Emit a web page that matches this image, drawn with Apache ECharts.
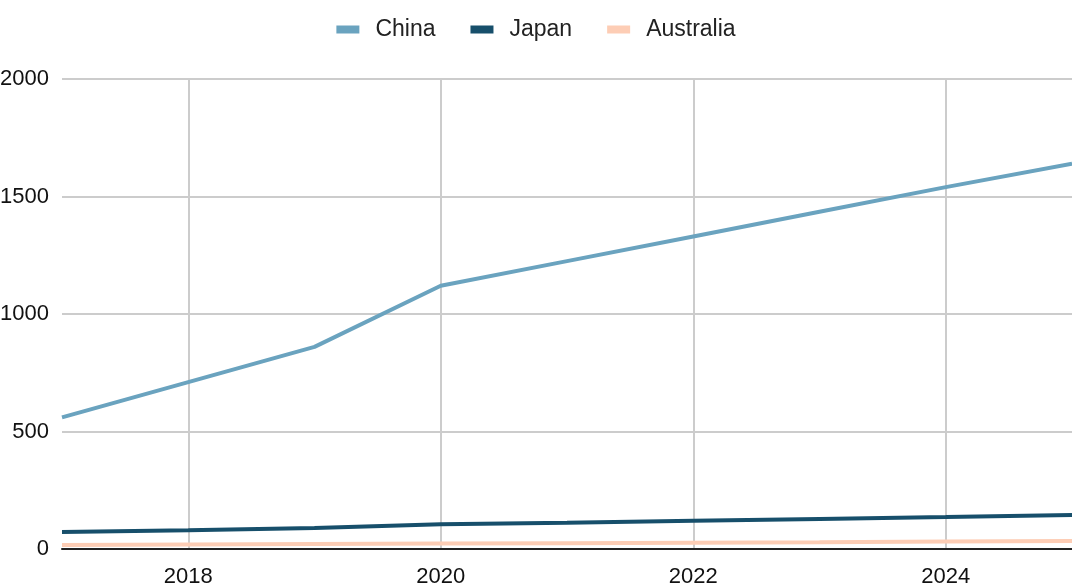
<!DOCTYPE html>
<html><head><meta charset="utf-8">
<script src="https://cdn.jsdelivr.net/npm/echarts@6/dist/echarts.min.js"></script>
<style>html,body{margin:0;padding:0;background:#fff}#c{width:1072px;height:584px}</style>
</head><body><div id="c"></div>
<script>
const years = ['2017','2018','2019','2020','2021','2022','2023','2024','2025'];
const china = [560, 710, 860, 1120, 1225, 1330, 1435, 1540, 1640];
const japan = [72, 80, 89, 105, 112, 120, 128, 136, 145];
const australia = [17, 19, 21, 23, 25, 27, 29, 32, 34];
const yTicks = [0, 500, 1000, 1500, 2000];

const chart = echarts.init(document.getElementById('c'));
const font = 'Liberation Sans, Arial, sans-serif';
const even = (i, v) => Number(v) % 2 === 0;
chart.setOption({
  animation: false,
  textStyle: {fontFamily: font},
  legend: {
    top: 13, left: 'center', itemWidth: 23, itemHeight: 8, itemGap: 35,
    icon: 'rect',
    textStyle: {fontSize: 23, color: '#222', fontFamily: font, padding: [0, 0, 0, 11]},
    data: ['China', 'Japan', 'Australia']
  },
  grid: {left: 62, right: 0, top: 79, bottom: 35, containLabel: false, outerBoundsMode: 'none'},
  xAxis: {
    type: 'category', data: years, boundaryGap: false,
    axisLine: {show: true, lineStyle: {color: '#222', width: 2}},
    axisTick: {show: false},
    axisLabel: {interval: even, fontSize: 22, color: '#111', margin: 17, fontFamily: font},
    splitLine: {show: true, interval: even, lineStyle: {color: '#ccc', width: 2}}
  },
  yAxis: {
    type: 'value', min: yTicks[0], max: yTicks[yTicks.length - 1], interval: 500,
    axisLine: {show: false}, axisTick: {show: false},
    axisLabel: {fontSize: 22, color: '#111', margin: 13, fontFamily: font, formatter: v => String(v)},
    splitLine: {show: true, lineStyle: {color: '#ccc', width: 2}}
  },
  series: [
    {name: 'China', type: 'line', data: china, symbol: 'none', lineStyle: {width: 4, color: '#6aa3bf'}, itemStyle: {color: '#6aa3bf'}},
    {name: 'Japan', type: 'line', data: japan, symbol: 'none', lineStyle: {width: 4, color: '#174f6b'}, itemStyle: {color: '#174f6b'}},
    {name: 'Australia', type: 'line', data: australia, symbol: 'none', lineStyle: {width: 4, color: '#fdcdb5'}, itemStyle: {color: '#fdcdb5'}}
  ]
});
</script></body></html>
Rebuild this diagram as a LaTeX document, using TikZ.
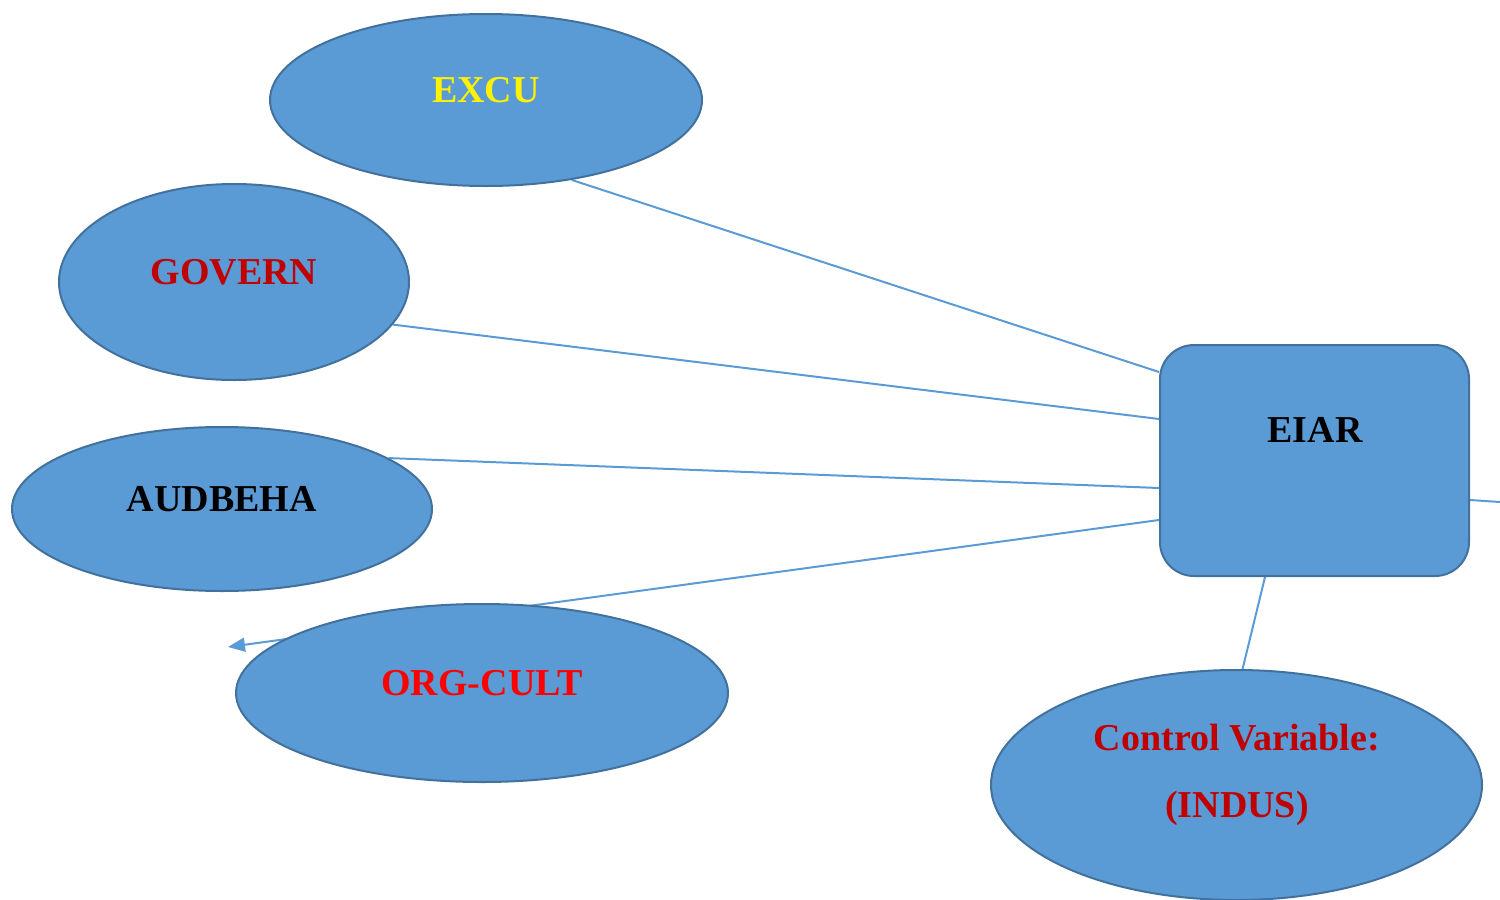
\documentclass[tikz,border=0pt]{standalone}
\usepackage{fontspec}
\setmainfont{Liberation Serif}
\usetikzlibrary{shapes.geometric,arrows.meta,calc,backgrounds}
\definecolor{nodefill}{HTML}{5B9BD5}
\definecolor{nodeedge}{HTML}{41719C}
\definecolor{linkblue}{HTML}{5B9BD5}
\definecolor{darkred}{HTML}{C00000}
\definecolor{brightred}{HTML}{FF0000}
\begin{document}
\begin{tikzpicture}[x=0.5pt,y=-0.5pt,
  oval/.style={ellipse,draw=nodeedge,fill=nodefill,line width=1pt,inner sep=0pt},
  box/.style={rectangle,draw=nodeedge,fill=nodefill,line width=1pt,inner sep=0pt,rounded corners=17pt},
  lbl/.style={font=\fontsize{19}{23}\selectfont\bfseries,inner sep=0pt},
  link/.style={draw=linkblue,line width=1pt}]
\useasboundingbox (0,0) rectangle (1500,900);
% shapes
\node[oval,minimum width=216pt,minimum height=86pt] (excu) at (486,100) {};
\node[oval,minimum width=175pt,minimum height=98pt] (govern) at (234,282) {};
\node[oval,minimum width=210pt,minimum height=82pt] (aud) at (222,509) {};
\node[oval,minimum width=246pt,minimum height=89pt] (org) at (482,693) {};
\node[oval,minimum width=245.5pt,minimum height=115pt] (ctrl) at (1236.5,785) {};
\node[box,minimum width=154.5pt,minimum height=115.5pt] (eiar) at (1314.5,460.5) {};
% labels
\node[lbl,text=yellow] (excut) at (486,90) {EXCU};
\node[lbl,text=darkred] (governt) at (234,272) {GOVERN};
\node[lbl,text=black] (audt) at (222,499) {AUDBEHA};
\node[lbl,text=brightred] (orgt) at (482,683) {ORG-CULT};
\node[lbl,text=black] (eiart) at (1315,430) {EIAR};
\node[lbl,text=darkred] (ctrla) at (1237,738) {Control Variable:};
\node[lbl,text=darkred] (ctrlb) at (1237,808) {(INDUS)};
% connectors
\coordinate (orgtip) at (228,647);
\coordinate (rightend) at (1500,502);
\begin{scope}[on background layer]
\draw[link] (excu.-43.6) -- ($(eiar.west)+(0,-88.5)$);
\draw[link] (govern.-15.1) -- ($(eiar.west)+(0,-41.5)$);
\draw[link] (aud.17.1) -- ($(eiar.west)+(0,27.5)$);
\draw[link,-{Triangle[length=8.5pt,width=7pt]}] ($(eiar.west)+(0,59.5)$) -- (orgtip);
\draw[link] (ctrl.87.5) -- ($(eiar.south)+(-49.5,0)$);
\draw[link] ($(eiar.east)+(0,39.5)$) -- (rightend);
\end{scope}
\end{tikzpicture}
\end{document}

TO BE DONE:
Print all of the entries word for word. Omit the pictures they contain.

SOLUTION FOR THIS EXERCISE:
Emit a web page that matches this image, drawn with Apache ECharts.
<!DOCTYPE html>
<html><head><meta charset="utf-8">
<script src="https://cdn.jsdelivr.net/npm/echarts@6/dist/echarts.min.js"></script>
<style>html,body{margin:0;padding:0;background:#fff}#c{width:1072px;height:584px}</style>
</head><body><div id="c"></div>
<script>
const years = ['2017','2018','2019','2020','2021','2022','2023','2024','2025'];
const china = [560, 710, 860, 1120, 1225, 1330, 1435, 1540, 1640];
const japan = [72, 80, 89, 105, 112, 120, 128, 136, 145];
const australia = [17, 19, 21, 23, 25, 27, 29, 32, 34];
const yTicks = [0, 500, 1000, 1500, 2000];

const chart = echarts.init(document.getElementById('c'));
const font = 'Liberation Sans, Arial, sans-serif';
const even = (i, v) => Number(v) % 2 === 0;
chart.setOption({
  animation: false,
  textStyle: {fontFamily: font},
  legend: {
    top: 13, left: 'center', itemWidth: 23, itemHeight: 8, itemGap: 35,
    icon: 'rect',
    textStyle: {fontSize: 23, color: '#222', fontFamily: font, padding: [0, 0, 0, 11]},
    data: ['China', 'Japan', 'Australia']
  },
  grid: {left: 62, right: 0, top: 79, bottom: 35, containLabel: false, outerBoundsMode: 'none'},
  xAxis: {
    type: 'category', data: years, boundaryGap: false,
    axisLine: {show: true, lineStyle: {color: '#222', width: 2}},
    axisTick: {show: false},
    axisLabel: {interval: even, fontSize: 22, color: '#111', margin: 17, fontFamily: font},
    splitLine: {show: true, interval: even, lineStyle: {color: '#ccc', width: 2}}
  },
  yAxis: {
    type: 'value', min: yTicks[0], max: yTicks[yTicks.length - 1], interval: 500,
    axisLine: {show: false}, axisTick: {show: false},
    axisLabel: {fontSize: 22, color: '#111', margin: 13, fontFamily: font, formatter: v => String(v)},
    splitLine: {show: true, lineStyle: {color: '#ccc', width: 2}}
  },
  series: [
    {name: 'China', type: 'line', data: china, symbol: 'none', lineStyle: {width: 4, color: '#6aa3bf'}, itemStyle: {color: '#6aa3bf'}},
    {name: 'Japan', type: 'line', data: japan, symbol: 'none', lineStyle: {width: 4, color: '#174f6b'}, itemStyle: {color: '#174f6b'}},
    {name: 'Australia', type: 'line', data: australia, symbol: 'none', lineStyle: {width: 4, color: '#fdcdb5'}, itemStyle: {color: '#fdcdb5'}}
  ]
});
</script></body></html>
Rebuild this diagram as a LaTeX document, using TikZ.
\documentclass[tikz,border=0pt]{standalone}
\usepackage{fontspec}
\setmainfont{Liberation Serif}
\usetikzlibrary{shapes.geometric,arrows.meta,calc,backgrounds}
\definecolor{nodefill}{HTML}{5B9BD5}
\definecolor{nodeedge}{HTML}{41719C}
\definecolor{linkblue}{HTML}{5B9BD5}
\definecolor{darkred}{HTML}{C00000}
\definecolor{brightred}{HTML}{FF0000}
\begin{document}
\begin{tikzpicture}[x=0.5pt,y=-0.5pt,
  oval/.style={ellipse,draw=nodeedge,fill=nodefill,line width=1pt,inner sep=0pt},
  box/.style={rectangle,draw=nodeedge,fill=nodefill,line width=1pt,inner sep=0pt,rounded corners=17pt},
  lbl/.style={font=\fontsize{19}{23}\selectfont\bfseries,inner sep=0pt},
  link/.style={draw=linkblue,line width=1pt}]
\useasboundingbox (0,0) rectangle (1500,900);
% shapes
\node[oval,minimum width=216pt,minimum height=86pt] (excu) at (486,100) {};
\node[oval,minimum width=175pt,minimum height=98pt] (govern) at (234,282) {};
\node[oval,minimum width=210pt,minimum height=82pt] (aud) at (222,509) {};
\node[oval,minimum width=246pt,minimum height=89pt] (org) at (482,693) {};
\node[oval,minimum width=245.5pt,minimum height=115pt] (ctrl) at (1236.5,785) {};
\node[box,minimum width=154.5pt,minimum height=115.5pt] (eiar) at (1314.5,460.5) {};
% labels
\node[lbl,text=yellow] (excut) at (486,90) {EXCU};
\node[lbl,text=darkred] (governt) at (234,272) {GOVERN};
\node[lbl,text=black] (audt) at (222,499) {AUDBEHA};
\node[lbl,text=brightred] (orgt) at (482,683) {ORG-CULT};
\node[lbl,text=black] (eiart) at (1315,430) {EIAR};
\node[lbl,text=darkred] (ctrla) at (1237,738) {Control Variable:};
\node[lbl,text=darkred] (ctrlb) at (1237,808) {(INDUS)};
% connectors
\coordinate (orgtip) at (228,647);
\coordinate (rightend) at (1500,502);
\begin{scope}[on background layer]
\draw[link] (excu.-43.6) -- ($(eiar.west)+(0,-88.5)$);
\draw[link] (govern.-15.1) -- ($(eiar.west)+(0,-41.5)$);
\draw[link] (aud.17.1) -- ($(eiar.west)+(0,27.5)$);
\draw[link,-{Triangle[length=8.5pt,width=7pt]}] ($(eiar.west)+(0,59.5)$) -- (orgtip);
\draw[link] (ctrl.87.5) -- ($(eiar.south)+(-49.5,0)$);
\draw[link] ($(eiar.east)+(0,39.5)$) -- (rightend);
\end{scope}
\end{tikzpicture}
\end{document}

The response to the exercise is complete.